Funding has also drastically changed since Bryan’s time. $614 million was granted to IU researchers to support their experiments and other activities last year, which is a 20-percent increase from the 
previous year.

“Their efforts last year were truly spectacular,” McRobbie said. “This is the highest total of external grant funding obtained by any public research university in the state during the last academic year and the highest annual total in IU history.”

Another project McRobbie discussed was the For All: Bicentennial Campaign for Indiana University, a campaign started last year for raising funds to use toward celebrating IU’s bicentennial. In the past year, $1.5 billion has already been raised toward the goal of raising $2.5 billion by the end of 2019. Additionally, a new record of $500 million was raised last year from private and institutional philanthropy.

“It is private philanthropy — expressed by nearly two centuries of advocacy, giving and service by IU alumni and friends — that has consistently provided the margin of excellence for Indiana University in so many areas,” McRobbie said.

Other than graduating during the bicentennial year, McRobbie said IU’s 200th class has plenty of other qualities about them that set the class off from 
previous years.

“This year’s freshman class is the largest, most diverse and most academically talented in campus history,” McRobbie said.

McRobbie also announced the IU Media Digitization and Preservation Initiative will digitize 140,000 recordings by the end of this week.

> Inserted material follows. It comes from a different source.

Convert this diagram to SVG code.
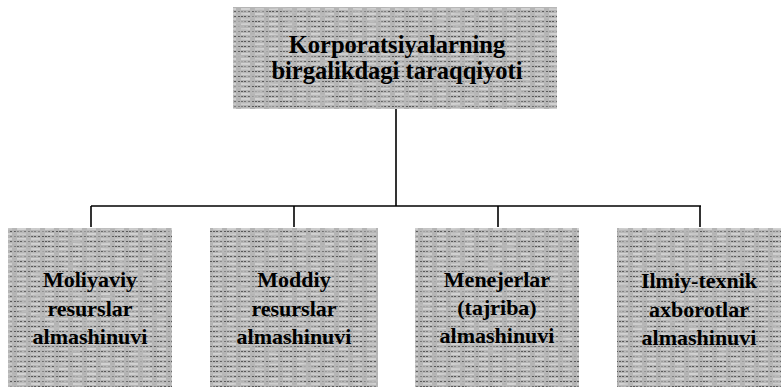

The initiative, announced by McRobbie last year, is a way to preserve IU history through digitizing outdated audio.

“For many of these items, the playback equipment and repair parts can no longer be found except by scouring eBay,” McRobbie said.

As part of the bicentennial plan and in remembrance of the former IU president, the University will be creating the Bryan Public Art Restoration Fund.

“These funds will facilitate the needed maintenance and restoration of public art on all of our campuses, and will allow public art to retain its inspirational place among our beautiful outdoor spaces,” McRobbie said.

McRobbie ended the ceremony with a comment about the bicentennial year.

“Indiana University’s bicentennial affords us the unique opportunity to define the future of IU, rather than surrendering it, by grounding it in IU’s historic strengths, collective past, and dynamic present,” McRobbie said.